Task brief: Copy out the material below in full, but not its images.

Data shown:
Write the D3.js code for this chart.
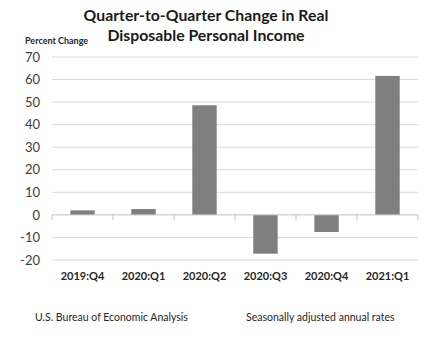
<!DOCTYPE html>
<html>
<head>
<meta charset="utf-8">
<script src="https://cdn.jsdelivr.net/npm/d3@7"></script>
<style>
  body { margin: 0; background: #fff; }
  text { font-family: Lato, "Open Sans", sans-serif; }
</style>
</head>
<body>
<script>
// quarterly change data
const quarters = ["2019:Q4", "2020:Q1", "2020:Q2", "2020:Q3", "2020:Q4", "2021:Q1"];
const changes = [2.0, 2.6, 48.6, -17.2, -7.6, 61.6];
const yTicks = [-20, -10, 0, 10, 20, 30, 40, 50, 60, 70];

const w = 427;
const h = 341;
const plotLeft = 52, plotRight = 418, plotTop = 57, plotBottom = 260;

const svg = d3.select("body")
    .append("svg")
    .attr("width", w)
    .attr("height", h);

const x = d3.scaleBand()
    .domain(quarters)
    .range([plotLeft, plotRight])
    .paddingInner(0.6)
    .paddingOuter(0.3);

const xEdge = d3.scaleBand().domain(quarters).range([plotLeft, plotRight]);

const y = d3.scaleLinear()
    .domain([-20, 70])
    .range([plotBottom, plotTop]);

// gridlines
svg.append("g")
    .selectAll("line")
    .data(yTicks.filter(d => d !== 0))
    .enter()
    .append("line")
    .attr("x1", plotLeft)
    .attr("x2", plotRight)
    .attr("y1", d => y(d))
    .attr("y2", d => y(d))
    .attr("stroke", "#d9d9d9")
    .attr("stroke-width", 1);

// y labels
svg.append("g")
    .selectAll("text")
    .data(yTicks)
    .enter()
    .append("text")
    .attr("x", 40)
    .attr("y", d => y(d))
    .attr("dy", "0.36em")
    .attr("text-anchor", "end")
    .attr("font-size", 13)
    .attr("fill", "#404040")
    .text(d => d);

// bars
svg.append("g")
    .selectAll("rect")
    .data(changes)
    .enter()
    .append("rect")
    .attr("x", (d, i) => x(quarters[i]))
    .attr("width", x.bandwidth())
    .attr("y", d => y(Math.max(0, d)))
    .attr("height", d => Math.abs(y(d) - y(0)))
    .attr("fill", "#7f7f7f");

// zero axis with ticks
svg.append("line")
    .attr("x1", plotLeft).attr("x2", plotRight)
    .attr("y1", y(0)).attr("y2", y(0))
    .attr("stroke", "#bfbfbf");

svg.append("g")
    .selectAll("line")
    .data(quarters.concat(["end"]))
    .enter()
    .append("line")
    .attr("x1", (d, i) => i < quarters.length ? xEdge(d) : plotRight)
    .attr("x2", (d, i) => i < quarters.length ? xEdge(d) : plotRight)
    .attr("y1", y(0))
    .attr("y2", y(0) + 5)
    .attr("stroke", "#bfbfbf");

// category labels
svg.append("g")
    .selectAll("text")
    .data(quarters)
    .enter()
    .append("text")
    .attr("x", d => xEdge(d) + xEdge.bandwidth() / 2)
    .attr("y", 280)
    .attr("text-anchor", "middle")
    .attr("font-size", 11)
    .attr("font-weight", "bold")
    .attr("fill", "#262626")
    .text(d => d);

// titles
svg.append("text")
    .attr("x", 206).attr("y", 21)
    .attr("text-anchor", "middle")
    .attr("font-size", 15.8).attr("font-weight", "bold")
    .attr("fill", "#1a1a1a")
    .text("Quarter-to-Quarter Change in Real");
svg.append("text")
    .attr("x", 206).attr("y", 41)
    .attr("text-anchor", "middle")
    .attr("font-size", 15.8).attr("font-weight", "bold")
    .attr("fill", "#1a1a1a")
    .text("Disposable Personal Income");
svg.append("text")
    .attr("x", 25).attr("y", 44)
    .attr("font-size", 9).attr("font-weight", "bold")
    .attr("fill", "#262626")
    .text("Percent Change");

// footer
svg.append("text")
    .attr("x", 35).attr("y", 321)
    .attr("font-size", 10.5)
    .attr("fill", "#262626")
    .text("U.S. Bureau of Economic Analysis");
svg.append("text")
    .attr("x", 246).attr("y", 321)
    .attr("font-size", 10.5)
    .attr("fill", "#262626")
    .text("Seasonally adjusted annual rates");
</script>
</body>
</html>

Solution to the problem:
Write the D3.js code for this chart.
<!DOCTYPE html>
<html>
<head>
<meta charset="utf-8">
<script src="https://cdn.jsdelivr.net/npm/d3@7"></script>
<style>
  body { margin: 0; background: #fff; }
  text { font-family: Lato, "Open Sans", sans-serif; }
</style>
</head>
<body>
<script>
// quarterly change data
const quarters = ["2019:Q4", "2020:Q1", "2020:Q2", "2020:Q3", "2020:Q4", "2021:Q1"];
const changes = [2.0, 2.6, 48.6, -17.2, -7.6, 61.6];
const yTicks = [-20, -10, 0, 10, 20, 30, 40, 50, 60, 70];

const w = 427;
const h = 341;
const plotLeft = 52, plotRight = 418, plotTop = 57, plotBottom = 260;

const svg = d3.select("body")
    .append("svg")
    .attr("width", w)
    .attr("height", h);

const x = d3.scaleBand()
    .domain(quarters)
    .range([plotLeft, plotRight])
    .paddingInner(0.6)
    .paddingOuter(0.3);

const xEdge = d3.scaleBand().domain(quarters).range([plotLeft, plotRight]);

const y = d3.scaleLinear()
    .domain([-20, 70])
    .range([plotBottom, plotTop]);

// gridlines
svg.append("g")
    .selectAll("line")
    .data(yTicks.filter(d => d !== 0))
    .enter()
    .append("line")
    .attr("x1", plotLeft)
    .attr("x2", plotRight)
    .attr("y1", d => y(d))
    .attr("y2", d => y(d))
    .attr("stroke", "#d9d9d9")
    .attr("stroke-width", 1);

// y labels
svg.append("g")
    .selectAll("text")
    .data(yTicks)
    .enter()
    .append("text")
    .attr("x", 40)
    .attr("y", d => y(d))
    .attr("dy", "0.36em")
    .attr("text-anchor", "end")
    .attr("font-size", 13)
    .attr("fill", "#404040")
    .text(d => d);

// bars
svg.append("g")
    .selectAll("rect")
    .data(changes)
    .enter()
    .append("rect")
    .attr("x", (d, i) => x(quarters[i]))
    .attr("width", x.bandwidth())
    .attr("y", d => y(Math.max(0, d)))
    .attr("height", d => Math.abs(y(d) - y(0)))
    .attr("fill", "#7f7f7f");

// zero axis with ticks
svg.append("line")
    .attr("x1", plotLeft).attr("x2", plotRight)
    .attr("y1", y(0)).attr("y2", y(0))
    .attr("stroke", "#bfbfbf");

svg.append("g")
    .selectAll("line")
    .data(quarters.concat(["end"]))
    .enter()
    .append("line")
    .attr("x1", (d, i) => i < quarters.length ? xEdge(d) : plotRight)
    .attr("x2", (d, i) => i < quarters.length ? xEdge(d) : plotRight)
    .attr("y1", y(0))
    .attr("y2", y(0) + 5)
    .attr("stroke", "#bfbfbf");

// category labels
svg.append("g")
    .selectAll("text")
    .data(quarters)
    .enter()
    .append("text")
    .attr("x", d => xEdge(d) + xEdge.bandwidth() / 2)
    .attr("y", 280)
    .attr("text-anchor", "middle")
    .attr("font-size", 11)
    .attr("font-weight", "bold")
    .attr("fill", "#262626")
    .text(d => d);

// titles
svg.append("text")
    .attr("x", 206).attr("y", 21)
    .attr("text-anchor", "middle")
    .attr("font-size", 15.8).attr("font-weight", "bold")
    .attr("fill", "#1a1a1a")
    .text("Quarter-to-Quarter Change in Real");
svg.append("text")
    .attr("x", 206).attr("y", 41)
    .attr("text-anchor", "middle")
    .attr("font-size", 15.8).attr("font-weight", "bold")
    .attr("fill", "#1a1a1a")
    .text("Disposable Personal Income");
svg.append("text")
    .attr("x", 25).attr("y", 44)
    .attr("font-size", 9).attr("font-weight", "bold")
    .attr("fill", "#262626")
    .text("Percent Change");

// footer
svg.append("text")
    .attr("x", 35).attr("y", 321)
    .attr("font-size", 10.5)
    .attr("fill", "#262626")
    .text("U.S. Bureau of Economic Analysis");
svg.append("text")
    .attr("x", 246).attr("y", 321)
    .attr("font-size", 10.5)
    .attr("fill", "#262626")
    .text("Seasonally adjusted annual rates");
</script>
</body>
</html>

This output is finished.